[Data records]
■ ■ ■ ■ ■ ■ ■

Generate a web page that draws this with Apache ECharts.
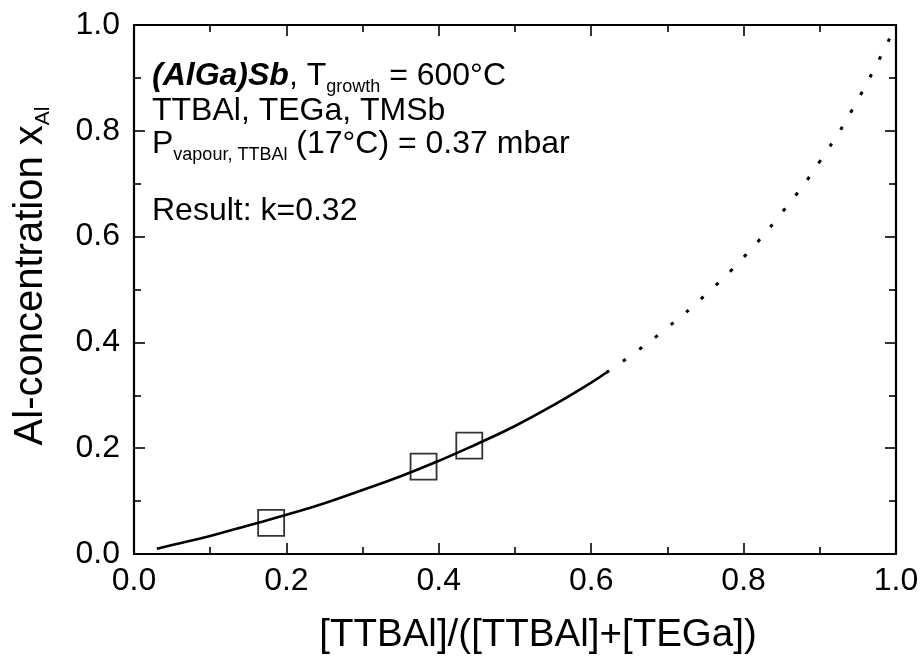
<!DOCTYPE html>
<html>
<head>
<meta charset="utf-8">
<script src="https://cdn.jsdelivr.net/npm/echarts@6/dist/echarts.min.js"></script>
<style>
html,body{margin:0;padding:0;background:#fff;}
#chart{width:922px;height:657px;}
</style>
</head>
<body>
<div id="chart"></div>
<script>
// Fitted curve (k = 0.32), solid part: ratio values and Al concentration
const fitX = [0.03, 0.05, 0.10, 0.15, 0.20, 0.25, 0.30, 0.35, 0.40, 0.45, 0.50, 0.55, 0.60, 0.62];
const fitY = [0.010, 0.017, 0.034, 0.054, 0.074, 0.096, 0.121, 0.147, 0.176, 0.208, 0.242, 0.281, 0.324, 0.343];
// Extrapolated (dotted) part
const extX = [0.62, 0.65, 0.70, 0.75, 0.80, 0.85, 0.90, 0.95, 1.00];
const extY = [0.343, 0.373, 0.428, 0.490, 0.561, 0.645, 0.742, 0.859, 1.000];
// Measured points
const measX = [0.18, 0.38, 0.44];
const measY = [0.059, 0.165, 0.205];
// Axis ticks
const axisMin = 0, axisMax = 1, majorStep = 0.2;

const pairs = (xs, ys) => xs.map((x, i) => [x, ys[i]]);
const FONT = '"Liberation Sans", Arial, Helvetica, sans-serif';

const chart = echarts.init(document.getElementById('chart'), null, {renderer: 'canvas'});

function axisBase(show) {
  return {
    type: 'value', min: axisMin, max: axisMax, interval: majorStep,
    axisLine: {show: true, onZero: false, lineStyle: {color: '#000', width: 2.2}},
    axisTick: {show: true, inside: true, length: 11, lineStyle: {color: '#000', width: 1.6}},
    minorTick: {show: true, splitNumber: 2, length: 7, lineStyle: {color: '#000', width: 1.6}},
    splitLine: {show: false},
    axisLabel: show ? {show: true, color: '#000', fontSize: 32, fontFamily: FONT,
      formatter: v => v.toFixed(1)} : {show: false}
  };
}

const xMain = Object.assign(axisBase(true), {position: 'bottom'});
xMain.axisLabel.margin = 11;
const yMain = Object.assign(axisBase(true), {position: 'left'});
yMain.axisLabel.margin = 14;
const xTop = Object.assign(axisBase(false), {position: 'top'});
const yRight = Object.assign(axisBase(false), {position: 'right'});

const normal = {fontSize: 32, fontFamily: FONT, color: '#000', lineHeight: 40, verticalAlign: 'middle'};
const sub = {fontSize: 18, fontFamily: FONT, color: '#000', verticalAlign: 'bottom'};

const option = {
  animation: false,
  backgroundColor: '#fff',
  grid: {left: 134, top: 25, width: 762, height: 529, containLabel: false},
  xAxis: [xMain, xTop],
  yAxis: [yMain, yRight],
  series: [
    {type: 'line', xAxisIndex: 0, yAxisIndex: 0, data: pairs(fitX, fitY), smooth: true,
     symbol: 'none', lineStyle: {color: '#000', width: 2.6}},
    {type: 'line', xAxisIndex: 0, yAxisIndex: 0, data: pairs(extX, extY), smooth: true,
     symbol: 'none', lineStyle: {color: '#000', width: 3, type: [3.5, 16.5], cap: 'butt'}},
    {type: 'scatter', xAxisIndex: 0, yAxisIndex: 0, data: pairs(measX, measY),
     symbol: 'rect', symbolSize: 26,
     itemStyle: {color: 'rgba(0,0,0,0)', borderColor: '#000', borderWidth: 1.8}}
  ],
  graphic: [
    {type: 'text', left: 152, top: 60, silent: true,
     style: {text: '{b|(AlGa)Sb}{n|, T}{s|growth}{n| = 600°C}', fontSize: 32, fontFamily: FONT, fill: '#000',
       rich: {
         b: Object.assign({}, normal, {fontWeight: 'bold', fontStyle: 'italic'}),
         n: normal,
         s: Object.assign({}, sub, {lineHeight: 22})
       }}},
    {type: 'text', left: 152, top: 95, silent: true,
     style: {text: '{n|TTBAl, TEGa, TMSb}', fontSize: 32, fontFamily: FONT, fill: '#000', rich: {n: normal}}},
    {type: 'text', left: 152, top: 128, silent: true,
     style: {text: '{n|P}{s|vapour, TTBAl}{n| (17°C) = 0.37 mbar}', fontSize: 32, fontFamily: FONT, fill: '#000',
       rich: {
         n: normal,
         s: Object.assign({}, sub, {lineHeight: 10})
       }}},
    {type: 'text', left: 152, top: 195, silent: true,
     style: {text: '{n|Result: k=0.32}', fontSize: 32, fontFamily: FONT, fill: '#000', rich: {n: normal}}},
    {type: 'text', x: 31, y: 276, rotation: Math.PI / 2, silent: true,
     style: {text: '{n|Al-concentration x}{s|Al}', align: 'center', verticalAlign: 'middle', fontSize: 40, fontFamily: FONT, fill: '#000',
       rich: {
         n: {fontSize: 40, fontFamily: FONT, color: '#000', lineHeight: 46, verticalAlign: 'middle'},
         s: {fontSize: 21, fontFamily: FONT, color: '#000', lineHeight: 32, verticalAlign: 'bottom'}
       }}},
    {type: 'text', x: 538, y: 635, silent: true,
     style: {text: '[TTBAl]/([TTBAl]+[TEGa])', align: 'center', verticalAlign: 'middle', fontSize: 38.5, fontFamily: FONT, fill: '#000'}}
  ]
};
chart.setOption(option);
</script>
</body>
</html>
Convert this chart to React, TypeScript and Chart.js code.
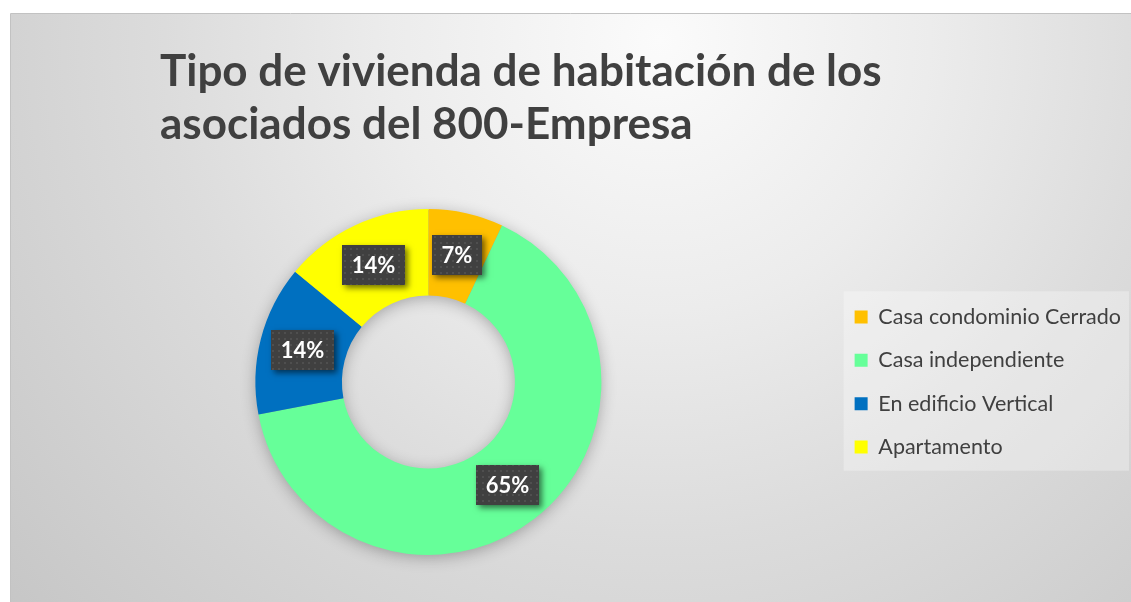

■ ■ ■ ■ ■ ■ ■

— THE PROBLEM —
Out of the records, collect only those lines that contain the string "this".

— EXERCISE RESPONSE —
Generate a web page that draws this with Apache ECharts.
Convert this chart to React, TypeScript and Chart.js code.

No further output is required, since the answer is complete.